Prediction of fuel properties and engine performance of biodiesel-ZnO blends using artificial neural networks

Prediction of fuel properties and engine performance of biodiesel-ZnO blends using artificial neural networks

This study considered the potential of artificial neural networks (ANNs) as analytical tools for modeling the main properties and performance of diesel engines fueled with biodiesel-zinc oxide (ZnO) nanoparticle blends. Experimental datasets were first collected from past researches to estimate kinematic viscosity, calorific value, brake thermal efficiency (BTE), and brake specific fuel consumption (BSFC) across various diesel-biodiesel ratios, ZnO dosages, engine rotational speeds, and loads. While adding biodiesel causes increasing viscosity and reducing heating value, the inclusion of ZnO nanoparticles was found to mitigate these drawbacks by stabilizing viscosity and improving energy content, which translated into improved combustion efficiency and reduced fuel consumption. To capture these complex nonlinear interactions, four independent ANN models were established: two for predicting viscosity and calorific value, and two for engine performance indicators (BTE and BSFC). The models employed feed forward backpropagation networks trained with the Levenberg–Marquardt algorithm. Statistical evaluation confirmed strong predictive capability, with the BTE and BSFC models showing the highest accuracy (R²values of 0.9 and 0.8, respectively), followed by viscosity (R²= 0.8) and calorific value (R²= 0.7). These results highlight that ANN performs best when outputs are strongly sensitive to input and operating conditions, such as in performance metrics, whereas intrinsic chemical properties remain more challenging to predict.
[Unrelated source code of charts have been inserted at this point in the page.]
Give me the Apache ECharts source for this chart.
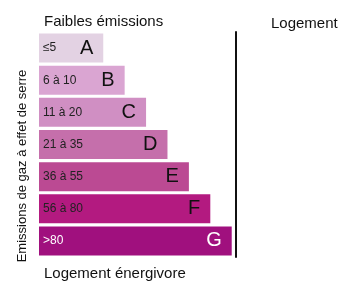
<!DOCTYPE html>
<html>
<head>
<meta charset="utf-8">
<script src="https://cdn.jsdelivr.net/npm/echarts@6/dist/echarts.min.js"></script>
<style>
  html, body { margin: 0; padding: 0; background: #fff; }
  #chart { width: 339px; height: 285px; }
</style>
</head>
<body>
<div id="chart"></div>
<script>
// classes of the label, top to bottom
var classes = ['A', 'B', 'C', 'D', 'E', 'F', 'G']
var ranges = ['≤5', '6 à 10', '11 à 20', '21 à 35', '36 à 55', '56 à 80', '>80']
// bar length in steps
var lengths = [3, 4, 5, 6, 7, 8, 9]
var colors = ['#e3d2e3', '#daa5d2', '#d08fc3', '#c56fab', '#bb4a93', '#b31a80', '#a0107e']

var font = '"Liberation Sans", Arial, sans-serif'

var chart = echarts.init(document.getElementById('chart'))
var option = {
  animation: false,
  grid: { left: 39, top: 32, width: 197, height: 225 },
  title: [
    { text: 'Faibles émissions', left: 39, top: 9, textStyle: { fontFamily: font, fontSize: 15, fontWeight: 'normal', color: '#111' } },
    { text: 'Logement', left: 266, top: 11, textStyle: { fontFamily: font, fontSize: 15, fontWeight: 'normal', color: '#111' } },
    { text: 'Logement énergivore', left: 39, top: 261, textStyle: { fontFamily: font, fontSize: 15, fontWeight: 'normal', color: '#111' } }
  ],
  graphic: [{
    type: 'text',
    x: 22,
    y: 166,
    rotation: Math.PI / 2,
    style: {
      text: 'Emissions de gaz à effet de serre',
      font: '13px ' + font,
      fill: '#111',
      align: 'center',
      verticalAlign: 'middle'
    }
  }],
  xAxis: { type: 'value', min: 0, max: 9.2, show: false },
  yAxis: [{
    type: 'category',
    data: classes,
    inverse: true,
    axisLine: { show: false },
    axisTick: { show: false },
    axisLabel: { show: false }
  }, {
    type: 'category',
    data: classes,
    position: 'right',
    axisLine: { show: true, lineStyle: { color: '#111', width: 2 } },
    axisTick: { show: false },
    axisLabel: { show: false }
  }],
  series: [{
    type: 'bar',
    barWidth: 29,
    data: lengths.map(function (v, i) {
      return {
        value: v,
        itemStyle: { color: colors[i] },
        label: { color: i === 6 ? '#fff' : '#222' }
      }
    }),
    label: {
      show: true,
      position: 'insideLeft',
      distance: 4,
      fontFamily: font,
      fontSize: 12,
      formatter: function (p) { return ranges[p.dataIndex] }
    }
  }, {
    type: 'bar',
    barWidth: 29,
    barGap: '-100%',
    silent: true,
    itemStyle: { color: 'transparent' },
    data: lengths.map(function (v, i) {
      return { value: v, label: { color: i === 6 ? '#fff' : '#111' } }
    }),
    label: {
      show: true,
      position: 'insideRight',
      distance: 10,
      fontFamily: font,
      fontSize: 20,
      formatter: function (p) { return classes[p.dataIndex] }
    }
  }]
}
chart.setOption(option)
</script>
</body>
</html>
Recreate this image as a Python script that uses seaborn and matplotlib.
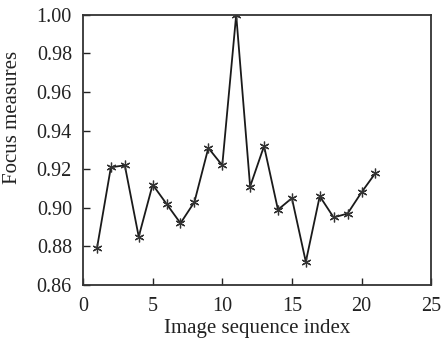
import matplotlib
matplotlib.use('Agg')
import matplotlib.pyplot as plt
import seaborn as sns
import pandas as pd

# values
image_index = [1, 2, 3, 4, 5, 6, 7, 8, 9, 10, 11,
               12, 13, 14, 15, 16, 17, 18, 19, 20, 21]
focus_measure = [0.879, 0.921, 0.922, 0.885, 0.912, 0.902, 0.892, 0.903, 0.931, 0.922, 1.000,
                 0.911, 0.932, 0.899, 0.905, 0.872, 0.906, 0.895, 0.897, 0.908, 0.918]
x_ticks = [0, 5, 10, 15, 20, 25]
y_ticks = [0.86, 0.88, 0.90, 0.92, 0.94, 0.96, 0.98, 1.00]

df = pd.DataFrame({'index': image_index, 'focus': focus_measure})

sns.set_style('ticks')
plt.rcParams['font.family'] = ['Liberation Serif', 'DejaVu Serif']

fig = plt.figure(figsize=(4.44, 3.45), dpi=100)
ax = fig.add_axes([0.187, 0.174, 0.784, 0.783])

# asterisk markers, like the original
sns.lineplot(data=df, x='index', y='focus', ax=ax, color='#1a1a1a', linewidth=1.3,
             marker=(6, 2, 0), markersize=7, markeredgewidth=0.9,
             markeredgecolor='#333333', markerfacecolor='#333333')

ax.set_xlim(0, 25)
ax.set_ylim(0.86, 1.00)
ax.set_xticks(x_ticks)
ax.set_yticks(y_ticks)
ax.set_yticklabels([f'{v:.2f}' for v in y_ticks])
ax.tick_params(direction='in', length=5, width=1.0, labelsize=14.5, colors='#222222',
               top=False, right=False)
ax.tick_params(axis='y', pad=8)
ax.tick_params(axis='x', pad=9)
for side in ['left', 'right', 'top', 'bottom']:
    ax.spines[side].set_visible(True)
    ax.spines[side].set_linewidth(1.3)
    ax.spines[side].set_color('#333333')

ax.set_xlabel('Image sequence index', fontsize=15, labelpad=2, color='#222222')
ax.set_ylabel('Focus measures', fontsize=15, color='#222222')
ax.yaxis.set_label_coords(-0.175, 0.62)

fig.savefig('out.png', dpi=100)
Overall, the findings demonstrate that ZnO nanoparticles are effective additives for improving biodiesel–diesel blends and that ANN models provide reliable, computationally efficient alternatives to extensive experimental trials. This work bridges experimental evidence with machine learning, offering predictive tools and decision guidelines for optimizing biodiesel–nanoparticle formulations in diesel engines, while also identifying future research needs related to emissions modeling, dataset diversity, and real-time deployment.